There are two schools of thought on this subject. Rotating the tires, which is recommended by all tire manufacturers, involves changing their position on the vehicle from one wheel location to another. This helps to even out tire wear between all the tires so the tires last longer and do not develop abnormal wear patterns. This may be recommended every 8,000 to 15,000 miles.
On front-wheel drive cars and minivans, the front wheels tend to wear at a much faster rate than those on the rear. After 50,000 or 60,000 miles of driving, the front tires may be worn out while the ones on the back may still have half or more of their tread life remaining. By rotating the tires front to rear and side to side, differences in wear patterns between the wheel locations spreads the wear out and more or less wears the tires evenly -- or so the theory goes. Consequently, tires that would have lasted only 50,000 or 60,000 miles on the front of a front-wheel drive car may last 70,000 or 80,000 miles. But on the other hand, the tires on the rear that may well have gone 100,000 miles only last 70,000 or 80,000 miles.
Those who say rotating tires is a waste of time argue that it makes more sense to replace the front tires on a front-wheel drive car or minivan when they wear out, but to leave the back tires alone -- especially if you're putting a lot of miles on the vehicle or plan to keep it a long time.
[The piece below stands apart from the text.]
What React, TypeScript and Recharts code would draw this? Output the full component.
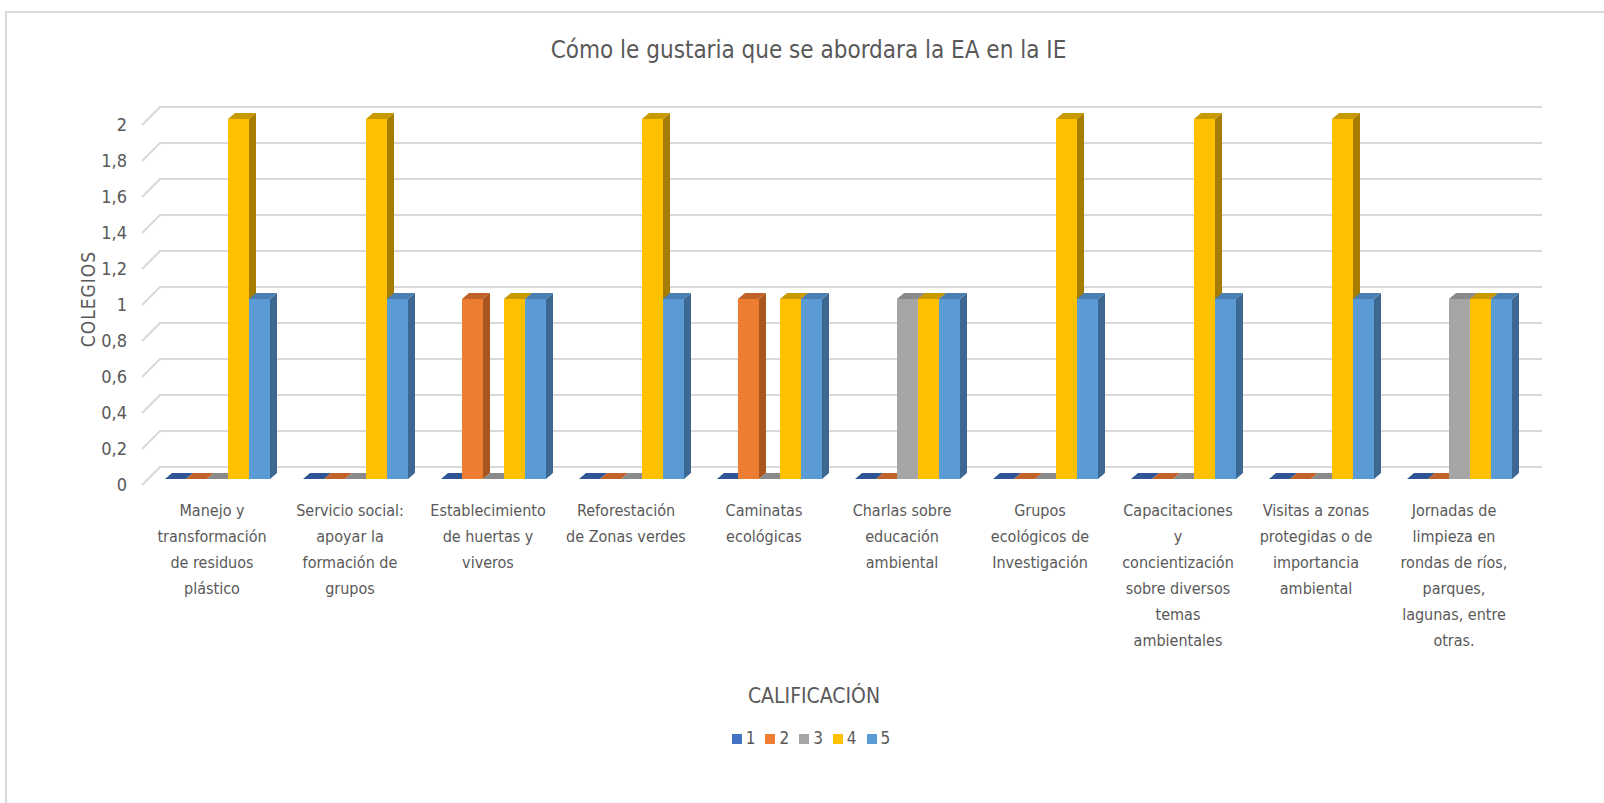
import React from 'react'
import { BarChart, Bar, XAxis, YAxis, CartesianGrid, Legend } from 'recharts'

const CATEGORIES = [
  'Manejo y transformación de residuos plástico',
  'Servicio social: apoyar la formación de grupos',
  'Establecimiento de huertas y viveros',
  'Reforestación de Zonas verdes',
  'Caminatas ecológicas',
  'Charlas sobre educación ambiental',
  'Grupos ecológicos de Investigación',
  'Capacitaciones y concientización sobre diversos temas ambientales',
  'Visitas a zonas protegidas o de importancia ambiental',
  'Jornadas de limpieza en rondas de ríos, parques, lagunas, entre otras.',
]

// how each category label wraps under the axis
const LABEL_LINES = [
  ['Manejo y', 'transformación', 'de residuos', 'plástico'],
  ['Servicio social:', 'apoyar la', 'formación de', 'grupos'],
  ['Establecimiento', 'de huertas y', 'viveros'],
  ['Reforestación', 'de Zonas verdes'],
  ['Caminatas', 'ecológicas'],
  ['Charlas sobre', 'educación', 'ambiental'],
  ['Grupos', 'ecológicos de', 'Investigación'],
  ['Capacitaciones', 'y', 'concientización', 'sobre diversos', 'temas', 'ambientales'],
  ['Visitas a zonas', 'protegidas o de', 'importancia', 'ambiental'],
  ['Jornadas de', 'limpieza en', 'rondas de ríos,', 'parques,', 'lagunas, entre', 'otras.'],
]

const SERIES_NAMES = ['1', '2', '3', '4', '5']
const CAL_1 = [0, 0, 0, 0, 0, 0, 0, 0, 0, 0]
const CAL_2 = [0, 0, 1, 0, 1, 0, 0, 0, 0, 0]
const CAL_3 = [0, 0, 0, 0, 0, 1, 0, 0, 0, 1]
const CAL_4 = [2, 2, 1, 2, 1, 1, 2, 2, 2, 1]
const CAL_5 = [1, 1, 1, 1, 1, 1, 1, 1, 1, 1]

const Y_TICKS = [0, 0.2, 0.4, 0.6, 0.8, 1, 1.2, 1.4, 1.6, 1.8, 2]

const FACE = ['#4472C4', '#ED7D31', '#A5A5A5', '#FFC000', '#5B9BD5']
const SIDE = ['#2F528F', '#A9561F', '#767676', '#A67D00', '#3D6891']
const TOP = ['#2F5597', '#C0622A', '#8A8A8A', '#C99A00', '#4A7FB3']

const data = CATEGORIES.map((name, i) => ({
  name,
  c1: CAL_1[i],
  c2: CAL_2[i],
  c3: CAL_3[i],
  c4: CAL_4[i],
  c5: CAL_5[i],
}))

const FONT = "'DejaVu Sans Condensed', 'DejaVu Sans', sans-serif"
const TEXT = '#595959'
const DEPTH_X = 7
const DEPTH_Y = 6

// fake 3D column: front, right side, top
function Bar3D(props: any) {
  const { x, y, width, height, si } = props
  const h = Math.max(height || 0, 0)
  const d = DEPTH_X
  const e = DEPTH_Y
  return (
    <g>
      {h > 0 && <rect x={x} y={y} width={width} height={h} fill={FACE[si]} />}
      {h > 0 && (
        <polygon
          points={`${x + width},${y} ${x + width + d},${y - e} ${x + width + d},${y + h - e} ${x + width},${y + h}`}
          fill={SIDE[si]}
        />
      )}
      <polygon
        points={`${x},${y} ${x + d},${y - e} ${x + width + d},${y - e} ${x + width},${y}`}
        fill={TOP[si]}
      />
    </g>
  )
}

// gridlines drawn on the back wall with a short floor diagonal
function gridLine(p: any) {
  const { x1, y1, x2, index } = p
  return (
    <path
      key={`g-${index}-${y1}`}
      d={`M${x1 - 6},${y1 + 6} L${x1 + 12},${y1 - 12} L${x2 + 14},${y1 - 12}`}
      stroke="#d9d9d9"
      strokeWidth={2}
      fill="none"
    />
  )
}

function CategoryTick({ x, y, payload }: any) {
  const idx = CATEGORIES.indexOf(payload.value)
  const lines = LABEL_LINES[idx] || [payload.value]
  return (
    <text x={x - 5} y={y} textAnchor="middle" fill={TEXT} fontSize={16}>
      {lines.map((l, i) => (
        <tspan key={i} x={x - 5} dy={i === 0 ? 29 : 26}>
          {l}
        </tspan>
      ))}
    </text>
  )
}

function ValueTick({ x, y, payload }: any) {
  return (
    <text x={x - 13} y={y + 5} textAnchor="end" dominantBaseline="central" fill={TEXT} fontSize={18}>
      {String(payload.value).replace('.', ',')}
    </text>
  )
}

export default function App() {
  const keys = ['c1', 'c2', 'c3', 'c4', 'c5']
  return (
    <div style={{ position: 'absolute', left: 0, top: 0, width: 1604, height: 803, background: '#fff', fontFamily: FONT }}>
      {/* outer chart frame */}
      <div
        style={{
          position: 'absolute',
          left: 5,
          top: 11,
          right: 0,
          bottom: 0,
          borderLeft: '2px solid #d9d9d9',
          borderTop: '2px solid #d9d9d9',
        }}
      />
      <div
        style={{
          position: 'absolute',
          left: 16,
          top: 36,
          width: 1585,
          textAlign: 'center',
          fontSize: 24,
          color: TEXT,
        }}
      >
        Cómo le gustaria que se abordara la EA en la IE
      </div>
      <div style={{ position: 'absolute', left: 0, top: 0 }}>
        <BarChart
          width={1604}
          height={803}
          data={data}
          margin={{ top: 119, right: 76, bottom: 124, left: 88 }}
          barCategoryGap={17}
          barGap={0}
        >
          <CartesianGrid vertical={false} horizontal={gridLine} />
          <XAxis
            dataKey="name"
            axisLine={false}
            tickLine={false}
            interval={0}
            height={200}
            tick={<CategoryTick />}
            label={{ value: 'CALIFICACIÓN', position: 'bottom', offset: 9, dx: -24, fill: TEXT, fontSize: 21 }}
          />
          <YAxis
            domain={[0, 2]}
            ticks={Y_TICKS}
            axisLine={false}
            tickLine={false}
            width={60}
            tick={<ValueTick />}
            label={{ value: 'COLEGIOS', angle: -90, position: 'center', dx: -30, fill: TEXT, fontSize: 19, letterSpacing: 1 }}
          />
          <Legend
            verticalAlign="middle"
            align="center"
            layout="horizontal"
            iconType="square"
            iconSize={10}
            wrapperStyle={{ top: 728, left: 14, width: 1604, fontSize: 17 }}
            formatter={(v: any) => <span style={{ color: TEXT }}>{v}</span>}
          />
          {keys.map((k, i) => (
            <Bar
              key={k}
              dataKey={k}
              name={SERIES_NAMES[i]}
              fill={FACE[i]}
              isAnimationActive={false}
              shape={(p: any) => <Bar3D {...p} si={i} />}
            />
          ))}
        </BarChart>
      </div>
    </div>
  )
}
The back tires will probably last as long as two sets of front tires, so in the long run you end up buying the same number or possibly even fewer tires by not rotating. Plus, you've saved the time and money that would have been spent on rotating the tires.
This argument doesn't fly in the case of certain low profile performance tires that have a tendency to develop a heel-and-toe wear pattern if left in the same wheel position too long.
For rear-wheel drive cars and trucks, the recommended tire rotation pattern is to rotate the front wheels to the opposite side on the rear, and move the rear wheels to the same side on the front.
For front-wheel drive cars and minivans, the recommended tire rotation pattern is to rotate the rear wheels to the front on the opposite side, and move the front wheels to the rear on the same side.
If your vehicle has "directional" tires (small arrows or triangles indicating the direction of travel), the wheels must not be switched side to side. They can, however, be rotated front to rear on the same side.
If the front and rear wheels and/or tires on your vehicle are of different size, then rotation is out of the question.